Improved Algorithms for Clustering with Noisy Distance Oracles

Bateni et al. has recently introduced the weak-strong distance oracle model to study clustering problems in settings with limited distance information. Given query access to the strong-oracle and weak-oracle in the weak-strong oracle model, the authors design approximation algorithms for $k$-means and $k$-center clustering problems. In this work, we design algorithms with improved guarantees for $k$-means and $k$-center clustering problems in the weak-strong oracle model. The $k$-means++ algorithm is routinely used to solve $k$-means in settings where complete distance information is available. One of the main contributions of this work is to show that $k$-means++ algorithm can be adapted to work in the weak-strong oracle model using only a small number of strong-oracle queries, which is the critical resource in this model. In particular, our $k$-means++ based algorithm gives a constant approximation for $k$-means and uses $O(k^2 \log^2{n})$ strong-oracle queries. This improves on the algorithm of Bateni et al. that uses $O(k^2 \log^4n \log^2 \log n)$ strong-oracle queries for a constant factor approximation of $k$-means. For the $k$-center problem, we give a simple ball-carving based $6(1 + ε)$-approximation algorithm that uses $O(k^3 \log^2{n} \log{\frac{\log{n}}ε})$ strong-oracle queries. This is an improvement over the $14(1 + ε)$-approximation algorithm of Bateni et al. that uses $O(k^2 \log^4{n} \log^2{\frac{\log{n}}ε})$ strong-oracle queries. To show the effectiveness of our algorithms, we perform empirical evaluations on real-world datasets and show that our algorithms significantly outperform the algorithms of Bateni et al.

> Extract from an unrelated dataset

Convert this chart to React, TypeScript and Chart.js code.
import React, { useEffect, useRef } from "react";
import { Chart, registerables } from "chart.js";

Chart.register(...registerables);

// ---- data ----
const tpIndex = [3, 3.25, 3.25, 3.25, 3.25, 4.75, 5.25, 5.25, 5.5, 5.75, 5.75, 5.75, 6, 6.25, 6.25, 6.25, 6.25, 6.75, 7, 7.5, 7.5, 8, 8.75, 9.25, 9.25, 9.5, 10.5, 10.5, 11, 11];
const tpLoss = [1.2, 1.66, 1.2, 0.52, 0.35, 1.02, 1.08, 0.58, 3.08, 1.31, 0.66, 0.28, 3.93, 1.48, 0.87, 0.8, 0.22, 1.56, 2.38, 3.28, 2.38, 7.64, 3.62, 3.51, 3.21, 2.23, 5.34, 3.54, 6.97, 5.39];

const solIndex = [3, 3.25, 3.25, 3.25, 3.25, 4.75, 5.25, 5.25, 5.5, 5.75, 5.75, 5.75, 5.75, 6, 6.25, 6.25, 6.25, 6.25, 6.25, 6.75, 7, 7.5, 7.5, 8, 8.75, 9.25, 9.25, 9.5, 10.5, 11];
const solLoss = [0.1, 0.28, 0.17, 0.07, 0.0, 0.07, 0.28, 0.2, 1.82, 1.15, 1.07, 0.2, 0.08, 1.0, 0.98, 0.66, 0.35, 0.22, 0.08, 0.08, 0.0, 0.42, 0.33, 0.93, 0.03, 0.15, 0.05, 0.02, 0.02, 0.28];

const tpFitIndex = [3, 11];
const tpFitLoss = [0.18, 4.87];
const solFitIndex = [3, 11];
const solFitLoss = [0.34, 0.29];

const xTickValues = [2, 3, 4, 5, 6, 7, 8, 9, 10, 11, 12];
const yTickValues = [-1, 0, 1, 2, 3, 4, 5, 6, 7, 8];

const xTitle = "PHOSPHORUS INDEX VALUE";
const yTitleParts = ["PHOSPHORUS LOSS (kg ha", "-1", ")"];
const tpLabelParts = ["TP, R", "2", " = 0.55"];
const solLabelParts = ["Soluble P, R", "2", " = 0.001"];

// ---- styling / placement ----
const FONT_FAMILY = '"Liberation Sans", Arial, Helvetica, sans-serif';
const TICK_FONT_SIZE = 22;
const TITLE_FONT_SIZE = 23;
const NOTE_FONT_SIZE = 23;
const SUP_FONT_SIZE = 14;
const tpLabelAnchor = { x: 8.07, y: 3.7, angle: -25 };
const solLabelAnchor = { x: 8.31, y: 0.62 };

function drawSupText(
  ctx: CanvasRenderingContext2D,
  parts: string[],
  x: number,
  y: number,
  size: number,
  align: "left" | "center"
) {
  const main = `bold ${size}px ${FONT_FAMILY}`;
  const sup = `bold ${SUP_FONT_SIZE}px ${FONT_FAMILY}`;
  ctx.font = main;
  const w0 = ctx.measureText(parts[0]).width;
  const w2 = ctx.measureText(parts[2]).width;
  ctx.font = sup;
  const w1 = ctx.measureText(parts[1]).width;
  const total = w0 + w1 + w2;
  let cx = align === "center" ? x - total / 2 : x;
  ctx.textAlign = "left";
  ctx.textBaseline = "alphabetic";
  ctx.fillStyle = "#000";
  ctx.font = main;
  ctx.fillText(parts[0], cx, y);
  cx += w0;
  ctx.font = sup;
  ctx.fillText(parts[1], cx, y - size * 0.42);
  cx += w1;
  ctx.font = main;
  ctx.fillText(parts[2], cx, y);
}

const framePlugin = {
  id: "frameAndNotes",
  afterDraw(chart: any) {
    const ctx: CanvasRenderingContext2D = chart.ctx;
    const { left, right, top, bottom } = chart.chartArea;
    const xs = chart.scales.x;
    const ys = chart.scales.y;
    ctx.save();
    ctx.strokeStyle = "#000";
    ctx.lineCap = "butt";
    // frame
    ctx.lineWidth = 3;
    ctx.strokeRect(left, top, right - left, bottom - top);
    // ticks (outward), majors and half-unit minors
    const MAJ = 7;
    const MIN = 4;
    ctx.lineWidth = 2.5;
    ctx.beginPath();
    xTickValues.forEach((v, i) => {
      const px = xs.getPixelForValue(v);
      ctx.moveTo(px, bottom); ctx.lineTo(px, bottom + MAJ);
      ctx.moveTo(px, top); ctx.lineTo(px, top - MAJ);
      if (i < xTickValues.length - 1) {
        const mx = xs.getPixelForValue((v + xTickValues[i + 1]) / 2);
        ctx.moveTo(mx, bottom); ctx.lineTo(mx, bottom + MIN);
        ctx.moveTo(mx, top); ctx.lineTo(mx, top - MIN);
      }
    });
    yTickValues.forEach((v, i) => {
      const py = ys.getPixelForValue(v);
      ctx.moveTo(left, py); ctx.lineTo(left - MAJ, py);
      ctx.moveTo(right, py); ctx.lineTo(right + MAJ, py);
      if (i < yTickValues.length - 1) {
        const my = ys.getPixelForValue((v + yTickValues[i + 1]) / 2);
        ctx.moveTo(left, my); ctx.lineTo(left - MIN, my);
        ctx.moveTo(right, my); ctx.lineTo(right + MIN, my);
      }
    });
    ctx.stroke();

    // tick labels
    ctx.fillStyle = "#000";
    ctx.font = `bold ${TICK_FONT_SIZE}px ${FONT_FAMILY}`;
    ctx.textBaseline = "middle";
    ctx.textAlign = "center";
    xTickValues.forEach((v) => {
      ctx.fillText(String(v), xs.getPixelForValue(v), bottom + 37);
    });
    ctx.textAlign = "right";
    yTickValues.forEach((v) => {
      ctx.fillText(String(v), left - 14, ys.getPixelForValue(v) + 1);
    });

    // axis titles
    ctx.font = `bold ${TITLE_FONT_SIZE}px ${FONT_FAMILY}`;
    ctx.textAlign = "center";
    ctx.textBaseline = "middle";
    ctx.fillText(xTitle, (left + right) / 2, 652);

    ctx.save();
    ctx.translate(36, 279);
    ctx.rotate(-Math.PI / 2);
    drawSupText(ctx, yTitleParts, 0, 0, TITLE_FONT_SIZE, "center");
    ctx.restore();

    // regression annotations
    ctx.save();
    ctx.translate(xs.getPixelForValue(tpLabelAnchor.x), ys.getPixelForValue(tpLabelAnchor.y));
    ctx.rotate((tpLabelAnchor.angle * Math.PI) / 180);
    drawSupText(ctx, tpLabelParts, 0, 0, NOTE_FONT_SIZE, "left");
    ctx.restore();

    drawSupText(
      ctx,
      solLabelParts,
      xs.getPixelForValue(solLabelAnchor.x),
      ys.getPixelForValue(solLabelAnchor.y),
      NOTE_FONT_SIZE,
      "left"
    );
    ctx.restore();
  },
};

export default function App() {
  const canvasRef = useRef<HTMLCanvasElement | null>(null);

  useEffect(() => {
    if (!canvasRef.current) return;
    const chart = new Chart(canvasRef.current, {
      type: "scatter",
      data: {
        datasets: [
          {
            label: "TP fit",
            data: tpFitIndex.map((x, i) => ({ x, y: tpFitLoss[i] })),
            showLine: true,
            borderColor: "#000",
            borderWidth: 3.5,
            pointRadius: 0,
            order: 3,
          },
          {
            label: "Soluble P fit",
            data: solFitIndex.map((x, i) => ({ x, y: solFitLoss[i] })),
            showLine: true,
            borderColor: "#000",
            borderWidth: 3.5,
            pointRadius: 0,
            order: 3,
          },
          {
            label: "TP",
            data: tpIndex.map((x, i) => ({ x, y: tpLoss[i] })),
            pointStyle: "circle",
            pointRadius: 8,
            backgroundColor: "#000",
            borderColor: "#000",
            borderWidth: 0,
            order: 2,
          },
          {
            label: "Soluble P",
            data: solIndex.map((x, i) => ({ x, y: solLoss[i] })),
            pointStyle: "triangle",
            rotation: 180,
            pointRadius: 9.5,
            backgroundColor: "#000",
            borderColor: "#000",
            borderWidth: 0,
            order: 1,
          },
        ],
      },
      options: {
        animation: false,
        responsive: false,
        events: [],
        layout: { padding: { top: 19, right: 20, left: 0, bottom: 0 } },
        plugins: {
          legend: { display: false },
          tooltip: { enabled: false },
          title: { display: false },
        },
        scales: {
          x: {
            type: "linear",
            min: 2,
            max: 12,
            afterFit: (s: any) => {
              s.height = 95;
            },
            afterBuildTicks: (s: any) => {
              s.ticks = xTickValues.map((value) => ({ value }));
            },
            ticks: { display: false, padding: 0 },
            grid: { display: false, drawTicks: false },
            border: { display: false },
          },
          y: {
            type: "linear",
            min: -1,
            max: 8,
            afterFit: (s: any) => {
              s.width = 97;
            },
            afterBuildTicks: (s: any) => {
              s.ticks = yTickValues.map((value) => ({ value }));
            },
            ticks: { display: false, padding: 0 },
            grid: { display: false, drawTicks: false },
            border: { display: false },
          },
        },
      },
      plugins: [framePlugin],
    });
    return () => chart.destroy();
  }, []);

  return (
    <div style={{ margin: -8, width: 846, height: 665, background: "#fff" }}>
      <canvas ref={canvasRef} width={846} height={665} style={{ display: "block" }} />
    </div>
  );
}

翻译：Bateni等人最近引入了强弱距离预言机模型，以研究在距离信息受限场景下的聚类问题。给定强弱预言机模型中对强预言机和弱预言机的查询访问能力，作者设计了针对$k$-均值与$k$-中心聚类问题的近似算法。本文中，我们为强弱预言机模型下的$k$-均值与$k$-中心聚类问题设计了具有更优性能保证的算法。$k$-means++算法通常用于在具备完整距离信息的场景下求解$k$-均值问题。本研究的主要贡献之一是证明了$k$-means++算法可以通过仅使用少量强预言机查询（该模型中的关键资源）来适配强弱预言机模型。具体而言，我们基于$k$-means++的算法为$k$-均值问题提供了常数倍近似解，且仅使用$O(k^2 \log^2{n})$次强预言机查询。这改进了Bateni等人提出的算法——其为实现$k$-均值问题的常数倍近似需要$O(k^2 \log^4n \log^2 \log n)$次强预言机查询。针对$k$-中心问题，我们提出了一种基于球划分的简单$6(1 + ε)$-近似算法，该算法使用$O(k^3 \log^2{n} \log{\frac{\log{n}}ε})$次强预言机查询。相比Bateni等人提出的$14(1 + ε)$-近似算法（其需要$O(k^2 \log^4{n} \log^2{\frac{\log{n}}ε})$次强预言机查询），我们的算法实现了改进。为验证算法的有效性，我们在真实数据集上进行了实证评估，结果表明我们的算法显著优于Bateni等人提出的算法。